Interview with Eric Wagner – Head of Group Financial Crime and leading the setup of the Compliance Advanced Analytics Platform for Erste Group.

Erste Group is one of the largest financial services providers in Central and Eastern Europe, which has almost 15.7 million customers and over 2,700 branches across seven countries. Eric is an IT and a regulatory expert with strong interest in transformation programmes, AI, distributed ledger technologies and quantum computing. He is also a firm believer in sharing knowledge and developing highly effective teams who can take on the challenges of financial crime both internally and across borders.

Please note that the comments expressed in this article are Eric Wagner’s personal views and are in no way associated with his current employer nor any of his previous employers.


How are you coping under the current restrictions?

I’m well set up to work from home, but I can’t say that it is easier than being in the office – most of my days are back to back online meetings and while it’s great to have the technology to enable this, actually being with people can be less exhausting and more engaging. The main break I have is to help my daughter with her homework and this also enables me to spend a short amount of time outdoors, such as when she was practising parkour for her school PE project.

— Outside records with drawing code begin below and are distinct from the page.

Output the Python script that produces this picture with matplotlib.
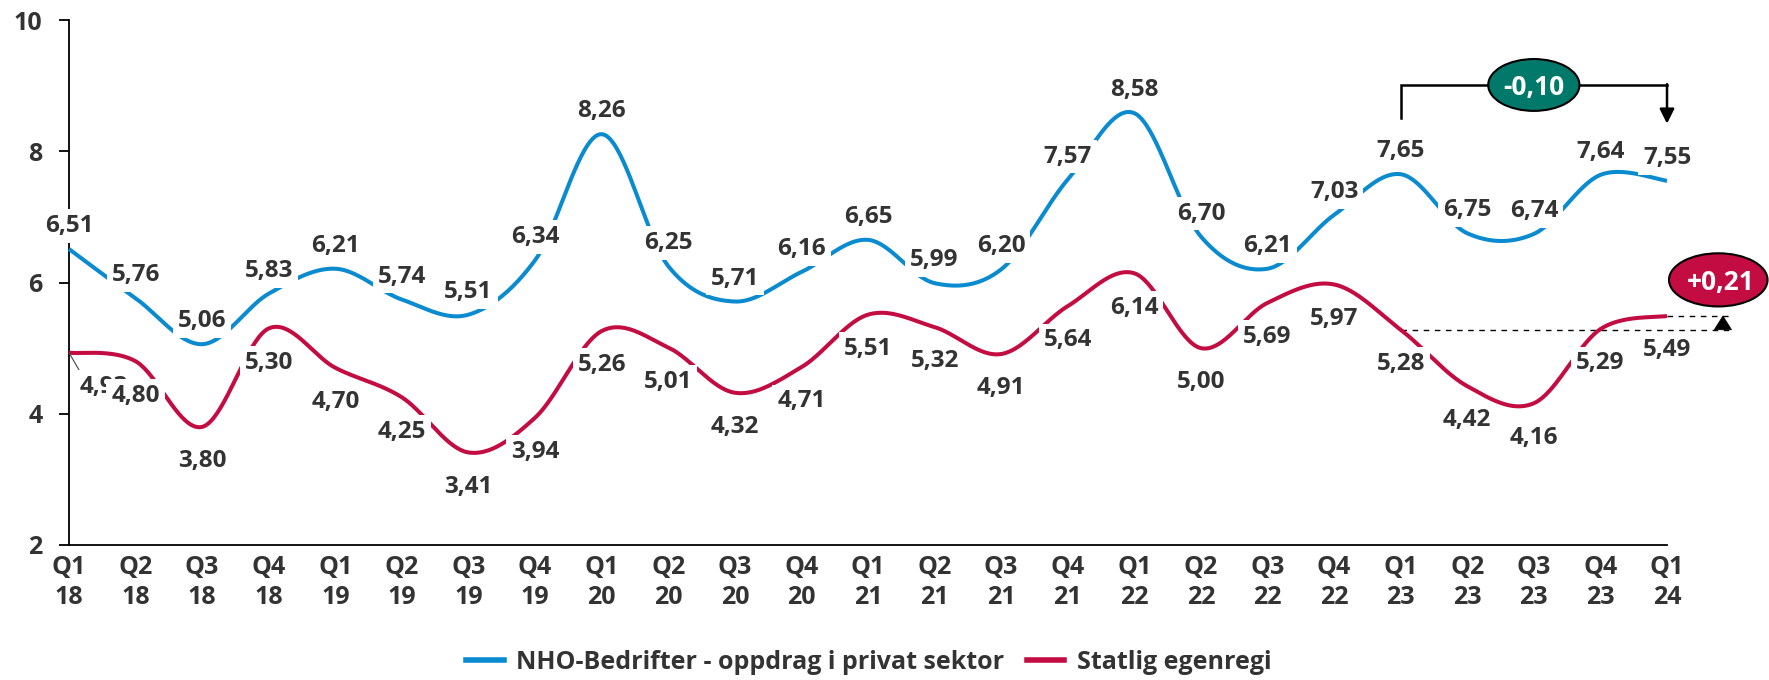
import numpy as np
import matplotlib
matplotlib.use("Agg")
import matplotlib.pyplot as plt
from matplotlib.patches import Ellipse, Polygon
from matplotlib.lines import Line2D

plt.rcParams['font.family'] = ['Open Sans', 'DejaVu Sans']

# ---------------- data ----------------
quarters = ['Q1', 'Q2', 'Q3', 'Q4', 'Q1', 'Q2', 'Q3', 'Q4', 'Q1', 'Q2', 'Q3', 'Q4',
            'Q1', 'Q2', 'Q3', 'Q4', 'Q1', 'Q2', 'Q3', 'Q4', 'Q1', 'Q2', 'Q3', 'Q4', 'Q1']
years = ['18', '18', '18', '18', '19', '19', '19', '19', '20', '20', '20', '20',
         '21', '21', '21', '21', '22', '22', '22', '22', '23', '23', '23', '23', '24']
nho = [6.51, 5.76, 5.06, 5.83, 6.21, 5.74, 5.51, 6.34, 8.26, 6.25, 5.71, 6.16,
       6.65, 5.99, 6.20, 7.57, 8.58, 6.70, 6.21, 7.03, 7.65, 6.75, 6.74, 7.64, 7.55]
statlig = [4.93, 4.80, 3.80, 5.30, 4.70, 4.25, 3.41, 3.94, 5.26, 5.01, 4.32, 4.71,
           5.51, 5.32, 4.91, 5.64, 6.14, 5.00, 5.69, 5.97, 5.28, 4.42, 4.16, 5.29, 5.49]
series_names = ['NHO-Bedrifter - oppdrag i privat sektor', 'Statlig egenregi']
y_ticks = [2, 4, 6, 8, 10]

# ---------------- style ----------------
BLUE = '#0A8BD0'
RED = '#C30C42'
TEAL = '#00796B'
TXT = '#333333'
FS = 17.5
TICK_FS = 18


def fmt(v, sign=False):
    s = f"{v:+.2f}" if sign else f"{v:.2f}"
    return s.replace('.', ',')


def smooth(y, n=40):
    y = np.asarray(y, float)
    x = np.arange(len(y), dtype=float)
    pts = np.column_stack([x, y])
    m = len(pts)
    out = []
    t = np.linspace(0, 1, n)[:, None]
    for i in range(m - 1):
        p0, p3 = pts[i], pts[i + 1]
        pm = pts[max(i - 1, 0)]
        pp = pts[min(i + 2, m - 1)]
        p1 = p0 + (p3 - pm) / 6.0
        p2 = p3 - (pp - p0) / 6.0
        b = (1 - t) ** 3 * p0 + 3 * (1 - t) ** 2 * t * p1 + 3 * (1 - t) * t ** 2 * p2 + t ** 3 * p3
        out.append(b if i == 0 else b[1:])
    c = np.vstack(out)
    return c[:, 0], c[:, 1]


fig = plt.figure(figsize=(17.69, 6.8), dpi=100)
ax = fig.add_axes([69 / 1769, 1 - 545 / 680, (1667 - 69) / 1769, (545 - 20) / 680])

xs = np.arange(len(nho))
bx, by = smooth(nho)
rx, ry = smooth(statlig)
ax.plot(bx, by, color=BLUE, lw=2.9, solid_capstyle='butt', zorder=3, clip_on=False)
ax.plot(rx, ry, color=RED, lw=2.9, solid_capstyle='butt', zorder=3, clip_on=False)

ax.set_xlim(0, len(nho) - 1)
ax.set_ylim(y_ticks[0], y_ticks[-1])
ax.set_yticks(y_ticks)
ax.set_yticklabels([str(v) for v in y_ticks])
ax.set_xticks(xs)
ax.set_xticklabels([f"{q}\n{y}" for q, y in zip(quarters, years)], linespacing=1.3)

for s in ['top', 'right']:
    ax.spines[s].set_visible(False)
for s in ['left', 'bottom']:
    ax.spines[s].set_linewidth(1.3)
    ax.spines[s].set_color('black')
ax.tick_params(axis='y', length=7, width=1.3, direction='out', pad=12,
               labelsize=TICK_FS, labelcolor=TXT)
ax.tick_params(axis='x', length=0, pad=7, labelsize=TICK_FS, labelcolor=TXT)
for lab in ax.get_xticklabels() + ax.get_yticklabels():
    lab.set_fontweight('bold')

bbox = dict(boxstyle='square,pad=0.2', fc='white', ec='none')

# blue labels above
for i, v in enumerate(nho):
    ax.annotate(fmt(v), (i, v), xytext=(0, 12.2), textcoords='offset points',
                ha='center', va='baseline', fontsize=FS, fontweight='bold', color=TXT,
                bbox=bbox, zorder=6, annotation_clip=False)

# red labels below
for i, v in enumerate(statlig):
    if i == 0:
        ax.annotate(fmt(v), (i, v), xytext=(25, -29), textcoords='offset points',
                    ha='center', va='baseline', fontsize=FS, fontweight='bold', color=TXT,
                    bbox=bbox, zorder=6, annotation_clip=False,
                    arrowprops=dict(arrowstyle='-', color='#444444', lw=0.8,
                                    shrinkA=0, shrinkB=0, relpos=(0.05, 1.0)))
    else:
        ax.annotate(fmt(v), (i, v), xytext=(0, -29), textcoords='offset points',
                    ha='center', va='baseline', fontsize=FS, fontweight='bold', color=TXT,
                    bbox=bbox, zorder=6, annotation_clip=False)

# ---------------- change annotations ----------------
i0, i1 = len(nho) - 5, len(nho) - 1
d_blue = nho[i1] - nho[i0]
d_red = statlig[i1] - statlig[i0]

top_y = 9.01
ax.plot([i0, i0, i1], [nho[i0] + 0.86, top_y, top_y], color='black', lw=1.8,
        zorder=7, clip_on=False, solid_joinstyle='miter')
ax.annotate('', xy=(i1, nho[i1] + 0.87), xytext=(i1, top_y + 0.012),
            arrowprops=dict(arrowstyle='-|>', color='black', lw=1.8,
                            mutation_scale=22, shrinkA=0, shrinkB=0),
            zorder=7, annotation_clip=False)
e1 = Ellipse(((i0 + i1) / 2, top_y), 1.37, 0.79, fc=TEAL, ec='black', lw=1.5,
             zorder=8, clip_on=False)
ax.add_patch(e1)
ax.text((i0 + i1) / 2, top_y, fmt(d_blue), ha='center', va='center_baseline',
        fontsize=19, fontweight='bold', color='white', zorder=9)

# red change
ax.plot([i0, 24.98], [statlig[i0], statlig[i0]], color='black', lw=1.0,
        ls=(0, (4, 4)), zorder=2, clip_on=False)
ax.plot([i1, 24.95], [statlig[i1], statlig[i1]], color='black', lw=1.0,
        ls=(0, (4, 4)), zorder=2, clip_on=False)
tx = 24.84
tri = Polygon([[tx - 0.13, statlig[i0]], [tx + 0.13, statlig[i0]], [tx, statlig[i1]]],
              closed=True, fc='black', ec='black', lw=0.5, zorder=7, clip_on=False)
ax.add_patch(tri)
e2 = Ellipse((24.77, 6.04), 1.48, 0.81, fc=RED, ec='black', lw=1.5,
             zorder=8, clip_on=False)
ax.add_patch(e2)
ax.text(24.8, 6.04, fmt(d_red, sign=True), ha='center', va='center_baseline',
        fontsize=19, fontweight='bold', color='white', zorder=9)

# ---------------- legend ----------------
handles = [Line2D([], [], color=BLUE, lw=4), Line2D([], [], color=RED, lw=4)]
fig.legend(handles, series_names, loc='center', bbox_to_anchor=(0.491, 0.026), ncol=2,
           frameon=False, prop=dict(weight='bold', size=18), labelcolor=TXT,
           handlelength=1.5, handletextpad=0.5, columnspacing=0.9)

fig.savefig('out.png', dpi=100)
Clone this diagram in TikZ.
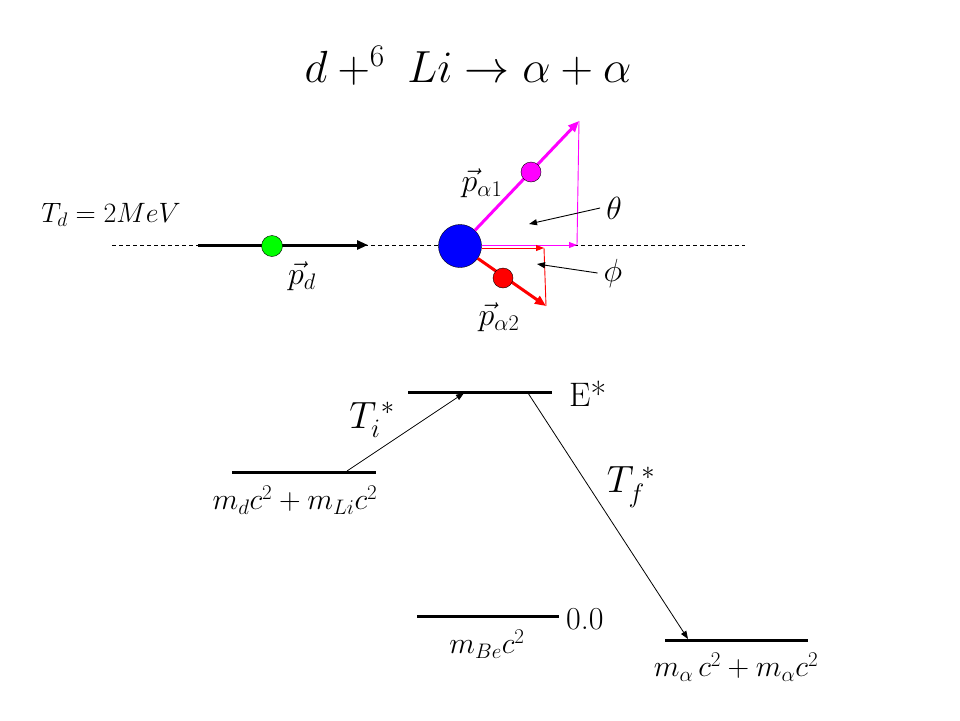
\RequirePackage{fix-cm}
\documentclass[tikz,border=0pt]{standalone}
\usepackage{amsmath}
\usepackage{tikz}
\usetikzlibrary{arrows.meta}
\definecolor{pmag}{HTML}{FF00FF}
\definecolor{pred}{HTML}{FF0000}
\definecolor{pblue}{HTML}{0000FF}
\definecolor{pgreen}{HTML}{00FF00}
\def\fs#1{\fontsize{#1}{#1}\selectfont}
\tikzset{
	ball/.style={
		circle,
		draw=black,
		inner sep=0pt,
		minimum size=#1,
	},
	level/.style={line width=3pt},
	thick arrow/.style={line width=3pt, -{Triangle[length=11pt,width=9pt]}},
	thin arrow/.style={line width=0.9pt, -{Triangle[length=8pt,width=6pt]}},
	lbl/.style={inner sep=0pt},
}

\begin{document}
\begin{tikzpicture}[x=1pt, y=-1pt]
    \useasboundingbox (0,0) rectangle (960,720);
    % reaction
    \node[lbl, font=\fs{45}] (title) at (468,66) {$d+^{6}\;Li\rightarrow\alpha+\alpha$};

    % beam axis
    \coordinate (axisL) at (112,245);
    \coordinate (axisR) at (745,245);
    \draw[dashed, dash pattern=on 4pt off 3pt, line width=0.8pt] (axisL) -- (axisR);

    % incoming deuteron
    \coordinate (dstart) at (198,245);
    \coordinate (dend) at (368,245);
    \draw[thick arrow] (dstart) -- (dend);
    \node[ball=21pt, fill=pgreen] (deut) at (272,246) {};
    \node[lbl, font=\fs{28}] (Td) at (111,215) {$T_d=2MeV$};
    \node[lbl, font=\fs{32}] (pd) at (302,276) {$\vec{p}_d$};

    % target and alphas
    \node[ball=43pt, fill=pblue] (nuc) at (460,246) {};
    \coordinate (a1tip) at (579,121);
    \coordinate (a1foot) at (577,245);
    \coordinate (a2tip) at (546,306);
    \coordinate (a2foot) at (544,248);
    \draw[thick arrow, pmag] (nuc) -- (a1tip);
    \draw[thick arrow, pred] (nuc) -- (a2tip);
    \draw[thin arrow, pmag] (nuc.east) ++(0,-1) -- (a1foot);
    \draw[pmag, line width=0.9pt] (a1foot) -- (a1tip);
    \draw[thin arrow, pred] (nuc.east) ++(0,2) -- (a2foot);
    \draw[pred, line width=0.9pt] (a2foot) -- (a2tip);
    \node[ball=20pt, fill=pmag] (alpha1) at (531,172) {};
    \node[ball=20pt, fill=pred] (alpha2) at (503,278) {};
    \node[lbl, font=\fs{32}] (pa1) at (482,183) {$\vec{p}_{\alpha1}$};
    \node[lbl, font=\fs{32}] (pa2) at (499,317) {$\vec{p}_{\alpha2}$};

    % angles
    \node[lbl, font=\fs{32}] (theta) at (614,208) {$\theta$};
    \node[lbl, font=\fs{32}] (phi) at (613,273) {$\phi$};
    \coordinate (thetapt) at (529,224);
    \coordinate (phipt) at (537,264);
    \draw[thin arrow, black] (theta.west) ++(-6,0) -- (thetapt);
    \draw[thin arrow, black] (phi.west) ++(-6,0) -- (phipt);

    % energy levels
    \coordinate (exL) at (408,392);
    \coordinate (exR) at (552,392);
    \coordinate (inL) at (232,472);
    \coordinate (inR) at (376,472);
    \coordinate (beL) at (417,616);
    \coordinate (beR) at (559,616);
    \coordinate (aaL) at (665,640);
    \coordinate (aaR) at (808,640);
    \draw[level] (exL) -- (exR);
    \draw[level] (inL) -- (inR);
    \draw[level] (beL) -- (beR);
    \draw[level] (aaL) -- (aaR);

    \node[lbl, anchor=west, font=\fs{34}] (Estar) at (569,394) {E*};
    \node[lbl, anchor=west, font=\fs{32}] (zero) at (566,619) {0.0};
    \node[lbl, font=\fs{30}] (inlbl) at (295,500) {$m_d c^2+m_{Li}c^2$};
    \node[lbl, font=\fs{30}] (belbl) at (487,644) {$m_{Be}c^2$};
    \node[lbl, font=\fs{30}] (aalbl) at (736,667) {$m_\alpha\, c^2+m_\alpha c^2$};

    % transitions
    \coordinate (tiA) at (347,471);
    \coordinate (tiB) at (464,393);
    \coordinate (tfA) at (528,393);
    \coordinate (tfB) at (688,639);
    \draw[line width=0.8pt, -{Triangle[length=8pt,width=6pt]}] (tiA) -- (tiB);
    \draw[line width=0.8pt, -{Triangle[length=8pt,width=6pt]}] (tfA) -- (tfB);
    \node[lbl, font=\fs{38}] (Ti) at (372,420) {$T_i^{\,*}$};
    \node[lbl, font=\fs{38}] (Tf) at (631,487) {$T_f^{\;*}$};
\end{tikzpicture}
\end{document}
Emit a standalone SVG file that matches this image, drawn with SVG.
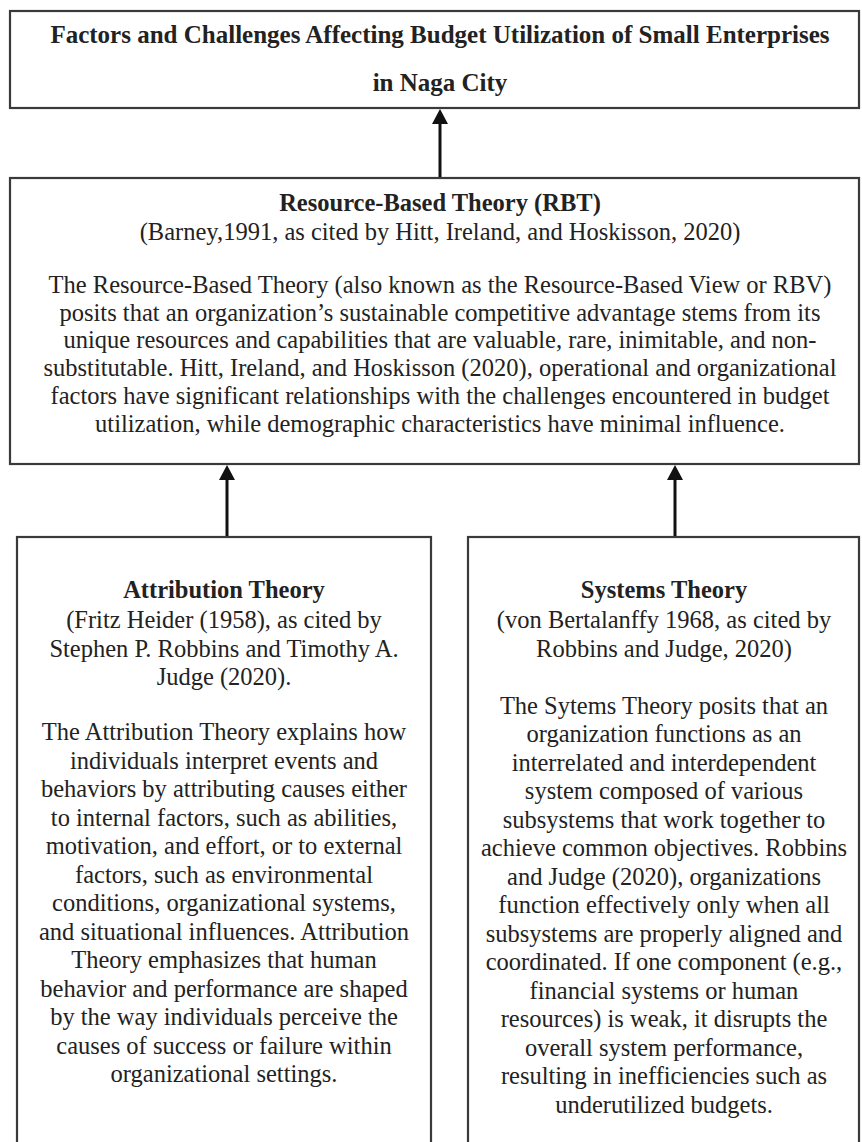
<svg xmlns="http://www.w3.org/2000/svg" width="862" height="1142" viewBox="0 0 862 1142">
<style>
.box{fill:#fff;stroke:#3a3a3a;stroke-width:2.2}
.t{font-family:"Liberation Serif","Times New Roman",serif;font-size:24.5px;fill:#222;text-anchor:middle}
.b{font-weight:bold;font-size:24.5px}
.h{font-weight:bold;font-size:25px}
.conn{stroke:#111;stroke-width:3;fill:none}
</style>
<defs>
<marker id="ah" markerWidth="16" markerHeight="16" refX="5" refY="8" orient="auto" markerUnits="userSpaceOnUse">
<path d="M0,0 L15,8 L0,16 z" fill="#111"/>
</marker>
</defs>
<rect width="862" height="1142" fill="#fff"/>

<g id="node-outcome">
<rect class="box" x="10" y="11" width="849" height="97"/>
<text class="t h" x="440" y="43">Factors and Challenges Affecting Budget Utilization of Small Enterprises</text>
<text class="t h" x="440" y="91">in Naga City</text>
</g>

<g id="node-rbt">
<rect class="box" x="10" y="178" width="849" height="286"/>
<text class="t b" x="440" y="211">Resource-Based Theory (RBT)</text>
<text class="t" x="440" y="240">(Barney,1991, as cited by Hitt, Ireland, and Hoskisson, 2020)</text>
<text class="t" x="440" y="293">The Resource-Based Theory (also known as the Resource-Based View or RBV)</text>
<text class="t" x="440" y="320.7">posits that an organization’s sustainable competitive advantage stems from its</text>
<text class="t" x="440" y="348.4">unique resources and capabilities that are valuable, rare, inimitable, and non-</text>
<text class="t" x="440" y="376.1">substitutable. Hitt, Ireland, and Hoskisson (2020), operational and organizational</text>
<text class="t" x="440" y="403.8">factors have significant relationships with the challenges encountered in budget</text>
<text class="t" x="440" y="431.5">utilization, while demographic characteristics have minimal influence.</text>
</g>

<g id="node-attribution">
<rect class="box" x="17" y="537" width="414" height="620"/>
<text class="t b" x="224" y="598">Attribution Theory</text>
<text class="t" x="224" y="628">(Fritz Heider (1958), as cited by</text>
<text class="t" x="224" y="656.5">Stephen P. Robbins and Timothy A.</text>
<text class="t" x="224" y="685">Judge (2020).</text>
<text class="t" x="224" y="740">The Attribution Theory explains how</text>
<text class="t" x="224" y="768.5">individuals interpret events and</text>
<text class="t" x="224" y="797">behaviors by attributing causes either</text>
<text class="t" x="224" y="825.5">to internal factors, such as abilities,</text>
<text class="t" x="224" y="854">motivation, and effort, or to external</text>
<text class="t" x="224" y="882.5">factors, such as environmental</text>
<text class="t" x="224" y="911">conditions, organizational systems,</text>
<text class="t" x="224" y="939.5">and situational influences. Attribution</text>
<text class="t" x="224" y="968">Theory emphasizes that human</text>
<text class="t" x="224" y="996.5">behavior and performance are shaped</text>
<text class="t" x="224" y="1025">by the way individuals perceive the</text>
<text class="t" x="224" y="1053.5">causes of success or failure within</text>
<text class="t" x="224" y="1082">organizational settings.</text>
</g>

<g id="node-systems">
<rect class="box" x="468" y="537" width="391" height="620"/>
<text class="t b" x="664" y="598">Systems Theory</text>
<text class="t" x="664" y="628">(von Bertalanffy 1968, as cited by</text>
<text class="t" x="664" y="656.5">Robbins and Judge, 2020)</text>
<text class="t" x="664" y="713.5">The Sytems Theory posits that an</text>
<text class="t" x="664" y="742">organization functions as an</text>
<text class="t" x="664" y="770.5">interrelated and interdependent</text>
<text class="t" x="664" y="799">system composed of various</text>
<text class="t" x="664" y="827.5">subsystems that work together to</text>
<text class="t" x="664" y="856">achieve common objectives. Robbins</text>
<text class="t" x="664" y="884.5">and Judge (2020), organizations</text>
<text class="t" x="664" y="913">function effectively only when all</text>
<text class="t" x="664" y="941.5">subsystems are properly aligned and</text>
<text class="t" x="664" y="970">coordinated. If one component (e.g.,</text>
<text class="t" x="664" y="998.5">financial systems or human</text>
<text class="t" x="664" y="1027">resources) is weak, it disrupts the</text>
<text class="t" x="664" y="1055.5">overall system performance,</text>
<text class="t" x="664" y="1084">resulting in inefficiencies such as</text>
<text class="t" x="664" y="1112.5">underutilized budgets.</text>
</g>

<g id="connectors">
<line class="conn" x1="440" y1="177" x2="440" y2="119" marker-end="url(#ah)"/>
<line class="conn" x1="227" y1="536" x2="227" y2="475" marker-end="url(#ah)"/>
<line class="conn" x1="675" y1="536" x2="675" y2="475" marker-end="url(#ah)"/>
</g>
</svg>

Tell us about your journey into your present role – how did you come to work in this area?

I studied business administration and computer science at the University of Vienna and after I graduated, worked initially in IT for IBM and then moved to Accenture, where consulting allowed me to gain a broad range of relevant experience. I then took on an IT and later compliance role for the Austrian bank, Raiffeisen Bank International, which meant I could really start to understand financial crime and to join up the dots. I then moved to my present role, almost four years ago, where my focus has been to initiate the transformation of processes and break down of silos – there has been change, and there is a growing realisation and cultural shift that we can’t make real progress if attitudes are stuck in the past century.

What would you like to see regulators focus on? Are there aspects of regulation you find frustrating?

Clearly the big problem are the rules around not sharing data – if you want to fix something, you need to see the whole picture. I will continue to push for change in this area. Criminals are well aware of the limitations we have and exploit this for their benefit. Regulators need more insight into how criminals operate and to ensure that their rules are relevant – some are not agile enough and there are times I feel they are struggling to catch up. There has been too much emphasis on recruiting lawyers within regulators in the past, but they should take the next step and hire data science professionals, like f.ex. at the Swiss FINMA or the UK FCA or few others, who can bring start to really embed machine learning. I believe strongly in the benefits of sharing knowledge and have a wide membership of various industry bodies to further this.

Reports have shown there is a spike in COVID-19 fraud. What are your thoughts on this?

Absolutely, we are seeing a spike in scams, and there are waves of phishing right now targeting consumers. Push payment fraud is also an ongoing concern, with individuals and businesses being pursued by criminals who can be quite sophisticated in the ways they try to obtain money transfers. They are getting better at mimicking customer behaviour and will always look for the weakest links – they are also helped by the fact that money can now be transferred so quickly. Banks cannot always cover losses for which they were not responsible, but this is not always the case elsewhere and I’m aware there can be more discretion in the UK for example. It is a very difficult situation and we want to encourage customers to be on their guard and to take reasonable responsibility as well as ensuring there is strong protection. Clearly this matters more than ever now, but these scams are not going to go away when the COVID-19 crisis is over.

What are the biggest financial crime threats facing organisations? Do you feel technology is now proving more effective in combating the threat?

We have seen the damage from some of the biggest ransomware attacks for businesses large and small – and that includes healthcare sector we are facing a constant threat. Certainly, there has been progress in terms of our response, but we can never be complacent. I think that some of the claims around Artificial Intelligence go too far but it is an area that interests me and I believe with banking, in particular, we can certainly do a lot more with it and particularly within fighting financial crime. We are less tied to legacy systems now in terms of the solutions we use and can also learn from some of the innovation going on in the FinTech sector.

Do you feel there is a shortage of people with the skills to tackle financial crime?

There are but there are also many opportunities, so we need to get the right messages out about these. We also need the right skill sets and that means a move away from traditional backgrounds such as legal – we have recently recruited two data scientists to work in Compliance, for example, and this is working well. We also need to ensure people feel valued – staff do not just want to be producing SARs (Suspicious Activity Reports) if there is no conclusion or recognition. Overall, I think there are some exciting times ahead and if we can overcome some of the restrictions around sharing information then we will see progress and there will be benefits all round.

Is there a particular piece of technology that makes your life easier?

I’m a visual guy, so anything that makes data graphic appeals and I obviously value security so being able to work securely via a VPN or on Cloud Infrastructure is important. I am also making far more use of meeting collaboration software such as Google or Microsoft Teams – we may be having to work remotely, but this helps us stop feeling like we’re in a bubble.